10 thoughts on “Reality Is—The Feynman Path Integral

  1. Jonah, I think you have the light ray in your illustration of refraction bending in the wrong direction: you have shown the apparent bending of a stick thrust into water, but the actual light rays bends the other way. Anyway, the diagram is confusing – perhaps you should show both the physical stick, its actual and apparent position, and the light rays to make it clear.

    1. Thanks for reading, Steve. Yes, you’re right, the light bends the wrong direction. I’ll fix this.

      However, there’s no stick in this image because there’s no stick in the scenario! Light bends when it crosses the interface between air and water, and I’m using this describe the principle of least action.

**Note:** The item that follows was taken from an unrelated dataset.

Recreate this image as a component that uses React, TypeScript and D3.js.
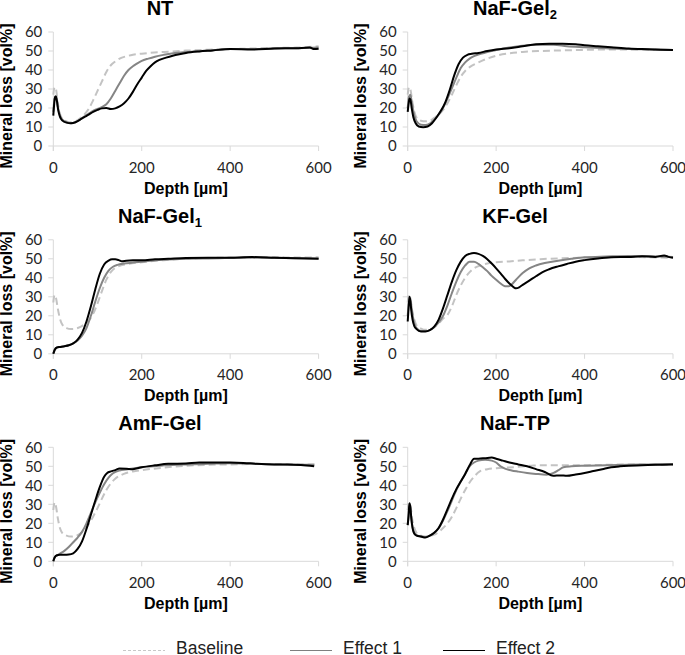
import React from "react";
import * as d3 from "d3";

type Pt = [number, number];

// ---------- data (depth µm, mineral loss vol%) ----------
const NT_BASELINE: Pt[] = [[0,27],[3,31],[6,30],[10,23],[15,17],[20,14.5],[30,13],[40,12.5],[50,13],[60,14.5],[70,16.5],[80,19.5],[90,24],[100,29],[110,34],[120,39],[130,42.5],[140,44.5],[150,46],[165,47.2],[180,48],[200,48.6],[250,49.5],[300,50.2],[350,50.7],[400,51],[450,51.3],[500,51.6],[550,51.8],[600,52.5]];
const NT_EFFECT1: Pt[] = [[0,18],[3,25],[6,26],[10,21],[15,16],[20,14],[30,12.5],[40,12],[50,12.5],[60,13.8],[70,15.5],[80,17],[90,18.5],[100,19.5],[110,20.5],[120,22],[130,25],[140,29],[150,33],[160,37],[170,40],[180,42],[190,43.5],[200,44.8],[215,46],[230,47],[250,48],[275,49],[300,49.5],[350,50.2],[400,51],[450,51],[500,51.3],[550,51.5],[600,51.8]];
const NT_EFFECT2: Pt[] = [[0,16],[2,22],[4,26],[6,26],[8,24],[11,19],[15,15.5],[20,13.5],[30,12.3],[40,12],[50,12.5],[60,13.8],[70,15.2],[80,16.5],[90,18],[100,19],[110,19.8],[120,20],[130,19.5],[140,19.8],[150,20.8],[160,22.5],[170,25],[180,28.5],[190,32.5],[200,36],[210,39.5],[220,42],[230,44],[240,45.3],[255,46.5],[270,47.5],[285,48.3],[300,49],[330,49.8],[360,50.3],[400,51],[450,50.8],[500,51.3],[550,51.5],[580,51.8],[590,51],[600,51.2]];

const GEL2_BASELINE: Pt[] = [[0,27],[3,31],[6,30],[10,24],[15,18],[20,15],[30,13.3],[40,13],[50,13.3],[60,14.8],[70,16.5],[80,19],[90,22.5],[100,27],[110,32],[120,36.5],[130,39.5],[140,41.5],[160,44],[180,46],[200,47.5],[230,48.8],[260,49.5],[300,50],[350,50.3],[400,50.6],[450,50.8],[500,50.8],[550,50.7],[600,50.5]];
const GEL2_EFFECT1: Pt[] = [[0,20],[3,26],[6,27],[10,22],[15,16],[20,13],[30,11.2],[40,11],[50,11.8],[60,13.8],[70,16.5],[80,20],[90,25],[100,30.5],[110,36],[120,41],[130,44],[140,46],[150,47.3],[165,48.5],[180,49.5],[200,50.5],[230,51.8],[260,52.8],[300,53.3],[330,53.3],[360,52.5],[400,52],[450,51.5],[500,51],[550,50.8],[600,50.5]];
const GEL2_EFFECT2: Pt[] = [[0,18],[2,22],[4,25],[6,24.5],[9,20],[13,15],[18,12],[25,10.3],[35,9.9],[45,10.3],[55,12],[65,15],[75,18.5],[85,23],[95,29.5],[105,37],[115,43],[125,46.5],[135,48],[145,48.5],[160,49],[180,50],[200,50.8],[230,51.5],[260,52.5],[290,53.5],[320,53.8],[350,53.8],[380,53.5],[400,53],[430,52.5],[460,52],[500,51.3],[530,51],[560,50.8],[600,50.5]];

const GEL1_BASELINE: Pt[] = [[0,27],[3,31],[6,29.5],[10,24],[15,18.5],[20,15.5],[30,13.5],[40,13],[50,13.2],[60,14],[70,15.5],[80,17.5],[90,21],[100,26.5],[110,33],[120,39],[130,43],[140,45.2],[150,46.3],[170,47.3],[200,48.2],[250,49.3],[300,50],[350,50.4],[400,50.6],[450,50.6],[500,50.8],[550,50.7],[600,50.8]];
const GEL1_EFFECT1: Pt[] = [[0,0],[3,2],[8,3.2],[15,3.6],[25,4],[35,4.5],[45,5.5],[55,7],[65,9.5],[75,13.5],[85,20],[95,27.5],[105,34.5],[115,40],[125,43.8],[135,45.8],[145,46.8],[160,47.5],[180,48],[200,48.5],[250,49.5],[300,50],[350,50.2],[400,50.5],[450,50.7],[500,50.5],[550,50.3],[600,50.2]];
const GEL1_EFFECT2: Pt[] = [[0,0],[3,2],[8,3.3],[15,3.6],[25,4],[35,4.5],[45,5.5],[55,7.5],[65,11],[75,17],[85,25],[95,34],[105,42],[115,47],[125,49],[133,49.7],[140,49.7],[148,49.3],[155,48.7],[165,49],[180,49.2],[200,49.2],[230,49.7],[260,50],[300,50.4],[350,50.5],[400,50.6],[450,50.9],[500,50.6],[550,50.3],[600,50]];

const KF_BASELINE: Pt[] = [[0,27],[3,31],[6,29.5],[10,23],[15,18],[20,15],[30,13.3],[40,12.6],[50,12.8],[60,14],[70,16],[80,18.5],[90,20.5],[100,25],[110,31],[120,36],[130,40],[140,43],[150,45],[165,46.5],[180,47.5],[200,48.2],[230,48.6],[260,49.2],[300,49.8],[350,50.3],[400,50.6],[450,50.8],[500,51],[550,50.8],[600,50.5]];
const KF_EFFECT1: Pt[] = [[0,20],[3,27],[6,28],[10,22],[15,16],[20,13.5],[30,12],[40,12],[50,12.5],[60,14],[70,16.5],[80,20],[90,25.5],[100,32],[110,38],[120,43],[130,46.5],[140,48.5],[150,48.5],[160,47.3],[170,45.5],[180,43.5],[190,41],[200,39],[210,37],[220,35.6],[228,35.5],[235,36.5],[245,39],[260,42.5],[275,45],[290,46.5],[310,47.8],[340,49],[370,50],[400,50.8],[450,51.2],[500,51.5],[550,51.3],[600,51]];
const KF_EFFECT2: Pt[] = [[0,17],[2,24],[4,30],[6,28],[8,23],[11,18],[15,14.5],[20,13],[30,11.8],[40,11.8],[50,12.5],[60,14.3],[70,18],[80,24],[90,31],[100,38],[110,44],[120,48.5],[130,51.5],[140,52.6],[150,53],[160,52.6],[170,51.5],[180,49.8],[190,47.5],[200,45],[210,42.3],[220,39.5],[230,37],[240,35],[245,34.5],[252,35],[260,36.3],[275,38.5],[290,40.8],[305,43],[320,44.5],[340,46],[360,47.3],[380,48.5],[400,49.3],[430,50.2],[460,50.8],[500,51],[530,51.3],[560,51],[580,51.8],[590,51],[600,50.5]];

const AMF_BASELINE: Pt[] = [[0,27],[3,31],[6,29],[10,23],[15,17.5],[20,15],[30,13.5],[40,13],[50,13.3],[60,14.5],[70,16.5],[80,19.5],[90,23.5],[100,28],[110,33],[120,37.5],[130,41],[140,43.5],[150,45],[165,46.5],[180,47.3],[200,48],[250,49.3],[300,50.3],[350,50.8],[400,51],[450,51.2],[500,51.2],[550,51],[600,51]];
const AMF_EFFECT1: Pt[] = [[0,0],[3,2],[8,3],[15,4],[25,5.5],[35,7.5],[45,10],[55,12.5],[65,15.5],[75,20],[85,25.5],[95,31],[105,36],[115,40.5],[125,44],[135,46.3],[150,47.8],[165,48.3],[180,48.8],[200,49.5],[250,50.5],[300,51],[350,51.3],[400,51.6],[450,51.3],[500,51],[550,50.8],[590,50.8]];
const AMF_EFFECT2: Pt[] = [[0,0],[3,2],[8,3.2],[15,3.5],[25,3.5],[35,3.6],[45,4.2],[55,6.5],[65,10.5],[75,17],[85,24.5],[95,32],[105,39],[115,44.5],[122,46.5],[130,47.3],[140,48],[150,48.8],[165,48.7],[180,48.5],[200,49.5],[230,50.5],[260,51.3],[300,51.5],[330,52],[360,52],[400,52],[430,51.8],[460,51.3],[500,51],[530,51],[560,50.7],[590,50]];

const TP_BASELINE: Pt[] = [[0,27],[3,31],[6,29.5],[10,22.5],[15,17.5],[20,15],[30,13.5],[40,13],[50,13.3],[60,14],[70,15.5],[80,17.5],[90,20],[100,23.5],[110,28],[120,33],[130,37.5],[140,41.5],[150,44.5],[163,47.3],[180,48.5],[200,49],[250,49.7],[284,50.4],[300,50.5],[350,50.6],[400,50.6],[450,50.8],[500,51],[550,50.8],[600,51]];
const TP_EFFECT1: Pt[] = [[0,19],[2,24],[4,30],[6,28],[8,23],[11,18],[15,15],[20,13.8],[30,13],[40,12.8],[50,13.5],[60,15],[70,17.5],[80,21.5],[90,26.5],[100,32],[110,37.5],[120,42],[130,46],[140,50],[150,52],[160,53],[175,53.5],[190,53],[200,52],[210,50],[220,48.8],[235,47.8],[250,47.2],[270,46.5],[290,46],[314,45.6],[330,46.5],[340,47.8],[352,49.5],[370,50],[400,50.3],[450,50.5],[500,50.8],[550,51],[600,51.2]];
const TP_EFFECT2: Pt[] = [[0,19],[2,24],[4,30.5],[6,28.5],[8,23],[11,17.5],[15,14.5],[20,13.5],[30,13],[40,12.5],[50,13.5],[60,15],[70,17.5],[80,22],[90,27.5],[100,33],[110,38],[120,42],[130,46],[140,50.5],[150,54],[160,54],[175,54.3],[190,54.6],[200,54],[215,53],[230,52],[250,51],[270,50],[290,48.5],[310,47],[329,45],[345,45.2],[360,45],[380,45.7],[400,46.5],[420,47.5],[440,48.5],[460,49.5],[480,50],[500,50.3],[530,50.5],[560,50.8],[600,51]];

const PANEL_TITLES = ["NT", "NaF-Gel", "NaF-Gel", "KF-Gel", "AmF-Gel", "NaF-TP"];
const PANEL_SUBS = ["", "2", "1", "", "", ""];
const X_TICKS = [0, 200, 400, 600];
const Y_TICKS = [0, 10, 20, 30, 40, 50, 60];
const SERIES_NAMES = ["Baseline", "Effect 1", "Effect 2"];
const PANEL_DATA: Pt[][][] = [
  [NT_BASELINE, NT_EFFECT1, NT_EFFECT2],
  [GEL2_BASELINE, GEL2_EFFECT1, GEL2_EFFECT2],
  [GEL1_BASELINE, GEL1_EFFECT1, GEL1_EFFECT2],
  [KF_BASELINE, KF_EFFECT1, KF_EFFECT2],
  [AMF_BASELINE, AMF_EFFECT1, AMF_EFFECT2],
  [TP_BASELINE, TP_EFFECT1, TP_EFFECT2],
];

// ---------- styling / layout ----------
const SERIES_STYLE = [
  { stroke: "#c3c3c3", dash: "7,4", width: 2 },
  { stroke: "#858585", dash: "", width: 2 },
  { stroke: "#000000", dash: "", width: 2 },
];
const COL_X0 = [53.3, 407.7];
const TITLE_CX = [160, 515];
const ROW_Y0 = [146, 353.8, 561.3];
const PLOT_W = 265.3;
const PLOT_H = 114;
const AXIS_COLOR = "#d9d9d9";
const TICK_FONT = "Lato, 'Open Sans', sans-serif";
const BOLD_FONT = "'Liberation Sans', Arial, sans-serif";

function Panel({ idx }: { idx: number }) {
  const col = idx % 2;
  const row = Math.floor(idx / 2);
  const x0 = COL_X0[col];
  const y0 = ROW_Y0[row];
  const x = d3.scaleLinear().domain([0, 600]).range([x0, x0 + PLOT_W]);
  const y = d3.scaleLinear().domain([0, 60]).range([y0, y0 - PLOT_H]);
  const line = d3
    .line<Pt>()
    .x((d) => x(d[0]))
    .y((d) => y(d[1]))
    .curve(d3.curveMonotoneX);
  const series = PANEL_DATA[idx];
  return (
    <g>
      <text
        x={TITLE_CX[col]}
        y={y(60) - 17}
        textAnchor="middle"
        fontFamily={BOLD_FONT}
        fontWeight="bold"
        fontSize={20}
        fill="#000"
      >
        {PANEL_TITLES[idx]}
        {PANEL_SUBS[idx] && (
          <tspan fontSize={13} dy={4}>
            {PANEL_SUBS[idx]}
          </tspan>
        )}
      </text>
      {/* axes */}
      <line x1={x(0)} x2={x(600)} y1={y(0)} y2={y(0)} stroke={AXIS_COLOR} strokeWidth={1} />
      <line x1={x(0)} x2={x(0)} y1={y(60)} y2={y(0) + 5} stroke={AXIS_COLOR} strokeWidth={1} />
      {X_TICKS.map((t) => (
        <g key={"xt" + t}>
          <line x1={x(t)} x2={x(t)} y1={y(0)} y2={y(0) + 5} stroke={AXIS_COLOR} strokeWidth={1} />
          <text
            x={x(t)}
            y={y(0) + 26.5}
            textAnchor="middle"
            fontFamily={TICK_FONT}
            fontSize={15}
            fill="#262626"
          >
            {t}
          </text>
        </g>
      ))}
      {Y_TICKS.map((t) => (
        <g key={"yt" + t}>
          <line x1={x(0) - 5} x2={x(0)} y1={y(t)} y2={y(t)} stroke={AXIS_COLOR} strokeWidth={1} />
          <text
            x={x(0) - 11}
            y={y(t)}
            dy="0.36em"
            textAnchor="end"
            fontFamily={TICK_FONT}
            fontSize={15}
            fill="#262626"
          >
            {t}
          </text>
        </g>
      ))}
      <text
        x={(x(0) + x(600)) / 2}
        y={y(0) + 47.5}
        textAnchor="middle"
        fontFamily={BOLD_FONT}
        fontWeight="bold"
        fontSize={16}
        fill="#000"
      >
        Depth [µm]
      </text>
      <text
        transform={`translate(${x0 - 41.3},${(y(0) + y(60)) / 2 + 7}) rotate(-90)`}
        textAnchor="middle"
        fontFamily={BOLD_FONT}
        fontWeight="bold"
        fontSize={16}
        fill="#000"
      >
        Mineral loss [vol%]
      </text>
      {series.map((s, i) => (
        <path
          key={"s" + i}
          d={line(s) || ""}
          fill="none"
          stroke={SERIES_STYLE[i].stroke}
          strokeWidth={SERIES_STYLE[i].width}
          strokeDasharray={SERIES_STYLE[i].dash || undefined}
          strokeLinejoin="round"
        />
      ))}
    </g>
  );
}

const LEGEND_LINE_X = [123, 290, 443];
const LEGEND_STYLE = [
  { stroke: "#c8c8c8", dash: "3,2" },
  { stroke: "#7f7f7f", dash: "" },
  { stroke: "#000000", dash: "" },
];

export default function App() {
  return (
    <svg
      width={685}
      height={655}
      style={{ position: "absolute", left: 0, top: 0, background: "#fff" }}
    >
      <rect width={685} height={655} fill="#fff" />
      {PANEL_DATA.map((_, i) => (
        <Panel key={i} idx={i} />
      ))}
      {SERIES_NAMES.map((name, i) => (
        <g key={name}>
          <line
            x1={LEGEND_LINE_X[i]}
            x2={LEGEND_LINE_X[i] + 42}
            y1={650.5}
            y2={650.5}
            stroke={LEGEND_STYLE[i].stroke}
            strokeWidth={1}
            strokeDasharray={LEGEND_STYLE[i].dash || undefined}
          />
          <text
            x={LEGEND_LINE_X[i] + 53}
            y={654.3}
            fontFamily="'Liberation Sans', Arial, sans-serif"
            fontSize={17.5}
            fill="#222"
          >
            {name}
          </text>
        </g>
      ))}
    </svg>
  );
}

  2. Jonah, I completely support your idea that Reality Is—The Feynman Path Integral. Feynman is my hero.
    The metaphysical issues of the Path integral formalism and the Principle of least action take my time for several years. I dedicated my Ph.D. thesis and some articles to this. See: http://www.vtpapers.ru/english.html

  3. I find an interesting (simpler) analogy in basic solid state conductivity testing (Smits 1958 four probe). Because your excitation electrodes are on the top of a macroscopically thick sample (not a thin film), you have to account for the different paths the electrons can flow. Obviously a thicker sample has lower resistance, but it is not a simple linear relationship since you are not exciting from the ends of a bar or wire, but the top. So at the surface, you have the shortest path and then deeper into the sample, the current flow paths curve and cover longer distance. There are other boundary effects caused by the shape and distance to the edge of the sample (typically a ceramic disk).

    http://onlinelibrary.wiley.com/doi/10.1002/j.1538-7305.1958.tb03883.x/abstract

    P.s. I am not a physicist, just a materials tester.

  4. “and it doesn’t take one path from the initial position to the final position, it takes all possible paths. ”
    Is there actually any experimental proof for that claim?

    Because for me it sounds like physicists take what is required to calculate the correct probability for a particle to move from A to B and then make this huge leap of faith and claim that because they have to do this to get the correct result it means the particle has to move like that instead of saying they don’t know what the particle does between A and B.

    “Why should nature feel obligated to behave in the way you expect?” Exactly the same question applies to physicists that claim particles take EVERY possible way at the SAME TIME!

    1. The only evidence that particles take all paths (as Feynman argues) is that the model has predictive power. That said, you do have a point in the following sense: Feynman’s picture of quantum mechanics is one of three inter-related, equivalent pictures, the others being the Schrodinger and Heisenberg pictures, which treat particles as waves. There very much is compelling evidence that particles are waves. However, if you insist on trying to view particles as particles, then Feynman’s picture emerges.